Even if lawyers had some sort of insight, there is no reason is there to think the divide will be healed by increasing the fraction of public discourse and legal practice that is devoted to pursuing the truth and decreasing the fraction devoted to accommodation. The problem with moral visions is not that no one knows what moral truth is but that everyone does and their versions often disagree. Increasing the talk of values and truth is what led to the labeling (if not the creation of) the Red State-Blue State divide in the first place. Pearce would put out the fire with gasoline.
(There is in any event reason to doubt whether deliberation and discourse make a difference in many decision contexts, and if reason is indeed the servant of passion there is even more reason to doubt that it will make a difference to hot-button social issues.)

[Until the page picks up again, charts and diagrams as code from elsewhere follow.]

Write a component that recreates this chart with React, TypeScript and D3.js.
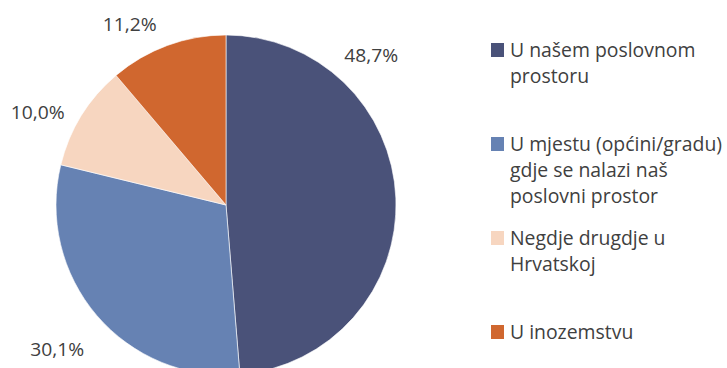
import React from "react";
import * as d3 from "d3";

const categories: string[][] = [
  ["U našem poslovnom", "prostoru"],
  ["U mjestu (općini/gradu)", "gdje se nalazi naš", "poslovni prostor"],
  ["Negdje drugdje u", "Hrvatskoj"],
  ["U inozemstvu"],
];
const values: number[] = [48.7, 30.1, 10.0, 11.2];
const valueLabels: string[] = ["48,7%", "30,1%", "10,0%", "11,2%"];
const colors: string[] = ["#4A5279", "#6682B3", "#F7D6C0", "#D0672F"];

// label placement: fraction of the slice angle and distance from center
const labelFrac: number[] = [0.251, 0.5, 0.35, 0.305];
const labelDist: number[] = [209, 222, 210, 205];

const W = 727;
const H = 368;
const cx = 226;
const cy = 205;
const R = 170;

export default function App() {
  const pie = d3.pie<number>().sort(null).value((d) => d);
  const arcs = pie(values);
  const arc = d3.arc<d3.PieArcDatum<number>>().innerRadius(0).outerRadius(R);

  const legendY = d3.scaleLinear().domain([0, 3]).range([57, 339]);

  return (
    <svg
      width={W}
      height={H}
      style={{ position: "absolute", left: 0, top: 0, background: "#fff" }}
      fontFamily="'Open Sans', sans-serif"
    >
      <g transform={`translate(${cx},${cy})`}>
        {arcs.map((a, i) => (
          <path key={i} d={arc(a) || ""} fill={colors[i]} stroke="#fff" strokeWidth={0.6} />
        ))}
        {arcs.map((a, i) => {
          const ang = a.startAngle + (a.endAngle - a.startAngle) * labelFrac[i];
          const x = Math.sin(ang) * labelDist[i];
          const y = -Math.cos(ang) * labelDist[i];
          return (
            <text
              key={i}
              x={x}
              y={y + 7}
              textAnchor="middle"
              fontSize={19}
              fill="#404040"
              textLength={54}
              lengthAdjust="spacingAndGlyphs"
            >
              {valueLabels[i]}
            </text>
          );
        })}
      </g>
      <g>
        {categories.map((lines, i) => {
          const by = legendY(i);
          return (
            <g key={i}>
              <rect x={491} y={by - 14} width={13} height={14} fill={colors[i]} />
              {lines.map((t, j) => (
                <text key={j} x={510} y={by + j * 26} fontSize={19.4} fill="#404040">
                  {t}
                </text>
              ))}
            </g>
          );
        })}
      </g>
    </svg>
  );
}
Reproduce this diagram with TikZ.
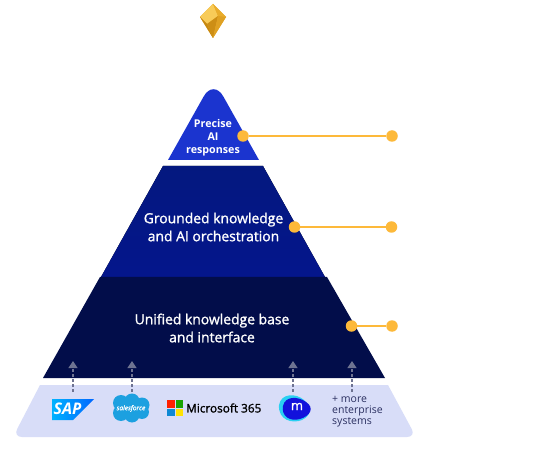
\documentclass[tikz,border=0pt]{standalone}
\usepackage{fontspec}
\setmainfont{Open Sans}
\newfontfamily\semi{Open Sans}[FakeBold=1.3]
\usetikzlibrary{arrows.meta}
\definecolor{gold}{HTML}{FDB93A}
\definecolor{tiertop}{HTML}{1B34CF}
\definecolor{tiermid}{HTML}{04187F}
\definecolor{tierlow}{HTML}{020D4A}
\definecolor{basefill}{HTML}{D8DDF8}
\definecolor{feed}{HTML}{6E7391}
\definecolor{inktext}{HTML}{2A2F60}
\definecolor{cloudblue}{HTML}{1CA0E0}
\definecolor{mblue}{HTML}{1212DC}
\definecolor{mcyan}{HTML}{2AD0F2}
\definecolor{gemlight}{HTML}{F8CB58}
\definecolor{gemmid}{HTML}{E9AC2B}
\definecolor{gemdark}{HTML}{C6870F}
\begin{document}
\begin{tikzpicture}[x=1pt,y=-1pt,
    tierlabel/.style={text=white,align=center,font=\semi\fontsize{13.9}{18}\selectfont},
    dot/.style={circle,fill=gold,inner sep=0pt,minimum size=11.5pt},
    leader/.style={gold,line width=2pt},
    feedline/.style={feed,line width=1.2pt,dash pattern=on 3pt off 2pt,-{Triangle[width=9pt,length=7pt]}}]
\useasboundingbox (0,0) rectangle (541,449);
\fill[fill=white] (0,0) rectangle (541,449);

\fill[tiertop] (168,160) [rounded corners=20pt] -- (213.5,79) [sharp corners] -- (259,160) -- cycle;
\fill[bottom color=tiermid!90!blue,top color=tiermid] (163,166) -- (263,166) -- (325,277) -- (101,277) -- cycle;
\fill[tierlow] (100,277) -- (327,277) -- (385,378) -- (43,378) -- cycle;
\fill[basefill] (40,385) -- (388,385) [rounded corners=9pt] -- (416,437) -- (13,437) [sharp corners] -- cycle;

\fill[gemmid] (213,4) -- (200,17) -- (213,38) -- (226,17) -- cycle;
\fill[gemlight] (213,4) -- (200,17) -- (207,24) -- (218,16) -- cycle;
\fill[gemmid] (213,4) -- (226,17) -- (218,16) -- cycle;
\fill[gemdark] (200,17) -- (213,38) -- (207,24) -- cycle;
\fill[gemdark!80!gemmid] (207,24) -- (213,38) -- (218,16) -- cycle;
\fill[gemmid!70!gemdark] (226,17) -- (213,38) -- (218,16) -- cycle;

\node[tierlabel,font=\bfseries\fontsize{10.7}{13}\selectfont] (precise) at (213,137.5) {Precise\\AI\\responses};
\node[tierlabel] (grounded) at (213.5,227) {Grounded knowledge\\and AI orchestration};
\node[tierlabel] (unified) at (212,328) {Unified knowledge base\\and interface};

\node[dot] (d1) at (243,136) {};
\node[dot] (e1) at (392,136) {};
\node[dot] (d2) at (294.5,227) {};
\node[dot] (e2) at (391.5,227) {};
\node[dot] (d3) at (351.5,326) {};
\node[dot] (e3) at (392,326) {};
\draw[leader] (d1) -- (e1);
\draw[leader] (d2) -- (e2);
\draw[leader] (d3) -- (e3);

\foreach \i/\x in {1/73,2/132,3/293,4/352} {
    \coordinate (s\i) at (\x,392);
    \coordinate (t\i) at (\x,361);
    \draw[feedline] (s\i) -- (t\i);
}

\shade[left color=cyan!70!blue,right color=blue!60!cyan] (52,399) -- (94,399) -- (73,420) -- (52,420) -- cycle;
\node[text=white,font=\bfseries\itshape\fontsize{16}{16}\selectfont,inner sep=0pt] (sap) at (67.5,409) {SAP};

\fill[cloudblue] (121,403) circle (8pt) (132,401) circle (7.5pt) (142,405) circle (7.5pt) (142,412) circle (7pt) (132,415) circle (7.5pt) (121,413) circle (8pt) (131,408) circle (10pt);
\node[text=white,font=\semi\itshape\fontsize{6.5}{7}\selectfont,inner sep=0pt] (salesforce) at (131,408.5) {salesforce};

\fill[red!75!orange] (167,400) rectangle (174.5,407.5);
\fill[green!60!black!90!yellow] (175.5,400) rectangle (183,407.5);
\fill[cyan!70!blue] (167,408.5) rectangle (174.5,416);
\fill[yellow!85!orange] (175.5,408.5) rectangle (183,416);
\node[anchor=west,inner sep=0pt,font=\semi\fontsize{11.8}{13}\selectfont] (ms) at (186,408) {Microsoft 365};

\fill[mcyan] (279,405) .. controls (281,393) and (296,393) .. (304,400) .. controls (312,407) and (312,415) .. (302,420) .. controls (292,424) and (278,420) .. (279,405) -- cycle;
\fill[mblue] (283,406) .. controls (285,396) and (298,396) .. (306,402) .. controls (315,408) and (310,416) .. (300,419) .. controls (290,422) and (281,416) .. (283,406) -- cycle;
\node[text=white,font=\semi\fontsize{13}{13}\selectfont,inner sep=0pt] (mlogo) at (297,406.5) {m};

\node[anchor=north west,align=left,text=inktext,inner sep=0pt,font=\fontsize{10.5}{11}\selectfont] (more) at (332,396) {+ more\\enterprise\\systems};
\end{tikzpicture}
\end{document}
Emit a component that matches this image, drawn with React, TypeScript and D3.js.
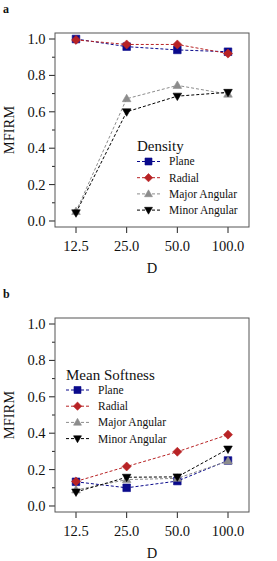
import React from 'react';
import * as d3 from 'd3';

const categories = ['12.5', '25.0', '50.0', '100.0'];
const seriesNames = ['Plane', 'Radial', 'Major Angular', 'Minor Angular'];
const yTicks = [0, 0.2, 0.4, 0.6, 0.8, 1.0];
const yMinorTicks = [0.1, 0.3, 0.5, 0.7, 0.9];

// panel a: Density
const densityPlane = [1.0, 0.958, 0.94, 0.93];
const densityRadial = [0.995, 0.97, 0.97, 0.92];
const densityMajor = [0.052, 0.672, 0.745, 0.697];
const densityMinor = [0.045, 0.6, 0.686, 0.707];

// panel b: Mean Softness
const softPlane = [0.133, 0.1, 0.137, 0.25];
const softRadial = [0.135, 0.217, 0.298, 0.392];
const softMajor = [0.088, 0.145, 0.152, 0.247];
const softMinor = [0.077, 0.158, 0.16, 0.313];

const colors = ['#0a0a8c', '#b82325', '#8c8c8c', '#000000'];
const shapes = ['square', 'diamond', 'up', 'down'];
const FONT = '"Liberation Serif", "Times New Roman", serif';

function markerPath(shape: string, scale: number) {
  if (shape === 'square') return d3.symbol(d3.symbolSquare, 58 * scale)();
  if (shape === 'diamond') return d3.symbol(d3.symbolDiamond2, 52 * scale)();
  return d3.symbol(d3.symbolTriangle, 32 * scale)();
}

function Marker({ shape, color, x, y, scale = 1 }: { shape: string; color: string; x: number; y: number; scale?: number }) {
  const rot = shape === 'down' ? ' rotate(180)' : '';
  const dy = shape === 'up' ? 0.5 : shape === 'down' ? -0.5 : 0;
  return (
    <path
      d={markerPath(shape, scale) || ''}
      transform={`translate(${x},${y + dy})${rot}`}
      fill={color}
      stroke={color}
      strokeWidth={0.6}
    />
  );
}

type PanelProps = {
  top: number;
  label: string;
  title: string;
  series: number[][];
  legendX: number;
  legendY: number;
};

function Panel({ top, label, title, series, legendX, legendY }: PanelProps) {
  const boxLeft = 55;
  const boxRight = 249;
  const boxTop = top;
  const boxBottom = top + 194;

  const x = d3.scalePoint<string>().domain(categories).range([76, 228]);
  const y = d3.scaleLinear().domain([-0.033, 1.033]).range([boxBottom, boxTop]);

  const line = d3
    .line<number>()
    .x((_, i) => x(categories[i]) as number)
    .y((d) => y(d));

  return (
    <g fontFamily={FONT}>
      <text x={3} y={top - 20} fontSize={12} fontWeight="bold" fill="#111">
        {label}
      </text>

      {/* y ticks */}
      {yTicks.map((t) => (
        <g key={'y' + t}>
          <line x1={boxLeft - 6} x2={boxLeft} y1={y(t)} y2={y(t)} stroke="#222" strokeWidth={1} />
          <text x={45.5} y={y(t)} dy="0.34em" textAnchor="end" fontSize={14.5} fill="#111">
            {t.toFixed(1)}
          </text>
        </g>
      ))}
      {yMinorTicks.map((t) => (
        <line key={'m' + t} x1={boxLeft - 3} x2={boxLeft} y1={y(t)} y2={y(t)} stroke="#222" strokeWidth={1} />
      ))}

      {/* x ticks */}
      {categories.map((c) => (
        <g key={c}>
          <line x1={x(c)} x2={x(c)} y1={boxBottom} y2={boxBottom + 6} stroke="#222" strokeWidth={1} />
          <text x={x(c)} y={boxBottom + 24} textAnchor="middle" fontSize={14.5} fill="#111">
            {c}
          </text>
        </g>
      ))}

      <rect
        x={boxLeft}
        y={boxTop}
        width={boxRight - boxLeft}
        height={boxBottom - boxTop}
        fill="none"
        stroke="#555"
        strokeWidth={1}
      />

      <text x={(boxLeft + boxRight) / 2} y={boxBottom + 46} textAnchor="middle" fontSize={14.5} fill="#111">
        D
      </text>
      <text
        transform={`translate(14,${(y(0) + y(1)) / 2}) rotate(-90)`}
        textAnchor="middle"
        fontSize={14.5}
        fill="#111"
      >
        MFIRM
      </text>

      {/* series */}
      {series.map((vals, si) => (
        <g key={seriesNames[si]}>
          <path d={line(vals) || ''} fill="none" stroke={colors[si]} strokeWidth={1} strokeDasharray="3,2" />
          {vals.map((v, i) => (
            <Marker key={i} shape={shapes[si]} color={colors[si]} x={x(categories[i]) as number} y={y(v)} />
          ))}
        </g>
      ))}

      {/* legend */}
      <text x={legendX} y={legendY} fontSize={15} fill="#111">
        {title}
      </text>
      {seriesNames.map((name, si) => {
        const ly = legendY + 10.5 + si * 16.2;
        return (
          <g key={name}>
            <line
              x1={legendX}
              x2={legendX + 23}
              y1={ly}
              y2={ly}
              stroke={colors[si]}
              strokeWidth={1}
              strokeDasharray="3,2"
            />
            <Marker shape={shapes[si]} color={colors[si]} x={legendX + 11.5} y={ly} scale={0.85} />
            <text x={legendX + 32} y={ly} dy="0.34em" fontSize={11.5} fill="#111">
              {name}
            </text>
          </g>
        );
      })}
    </g>
  );
}

export default function App() {
  return (
    <svg
      width={277}
      height={561}
      style={{ position: 'absolute', left: 0, top: 0, background: '#fff' }}
    >
      <rect width={277} height={561} fill="#fff" />
      <Panel
        top={33}
        label="a"
        title="Density"
        series={[densityPlane, densityRadial, densityMajor, densityMinor]}
        legendX={137}
        legendY={151}
      />
      <Panel
        top={318}
        label="b"
        title="Mean Softness"
        series={[softPlane, softRadial, softMajor, softMinor]}
        legendX={66}
        legendY={379.5}
      />
    </svg>
  );
}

A final point is that there is nothing stopping lawyers from moralizing now, if they want to. I am no fan of it in cases where clients have no choice of counsel--such clients have things hard enough already without having to be the stone on which the lawyer grinds his moral axe--but in competitive markets there is nothing wrong with it so long as lawyers are up front about their preferences, and do not create reliance interests they later disappoint.
Pearce, and many others writing in this vein, think lawyers don't do enough moralizing, however. They think lawyers have been co-opted by the hired-gun paradigm, itself a consequence of liberalism's preference for accommodation over truth.
One could look at it like that, or one could turn the telescope around. Rather than stipulating that the lack of moralizing is a problem, perhaps we should simply ask why there is not more of it and seek to learn from the explanation. Perhaps it is liberal ideology and lawyerly distrust of moral absolutes, the direction Pearce's analysis points. Perhaps it is that, like everyone else, thinking is hard and lawyers economize on it, so they don't spend energy on anything they don't have to. Perhaps lawyers gravitate to work that fits well with their moral vision, so whatever moralizing they might want to do is already bound up in their work. (A hypothesis consistent with the Tennessee example, in which forced representation generates the conflict.)
But we should not discount the chance that lawyers do not moralize as much as some academics would like because lawyers confronted with real clients have a keener sense than academics of the limits of their own moral vision. Maybe they moralize little because they know it will do little good in the complex reality of the real world. Maybe they want at least to do no harm, and find Friedmanite views, bad as some might think them, useful guides to achieving that under-rated goal.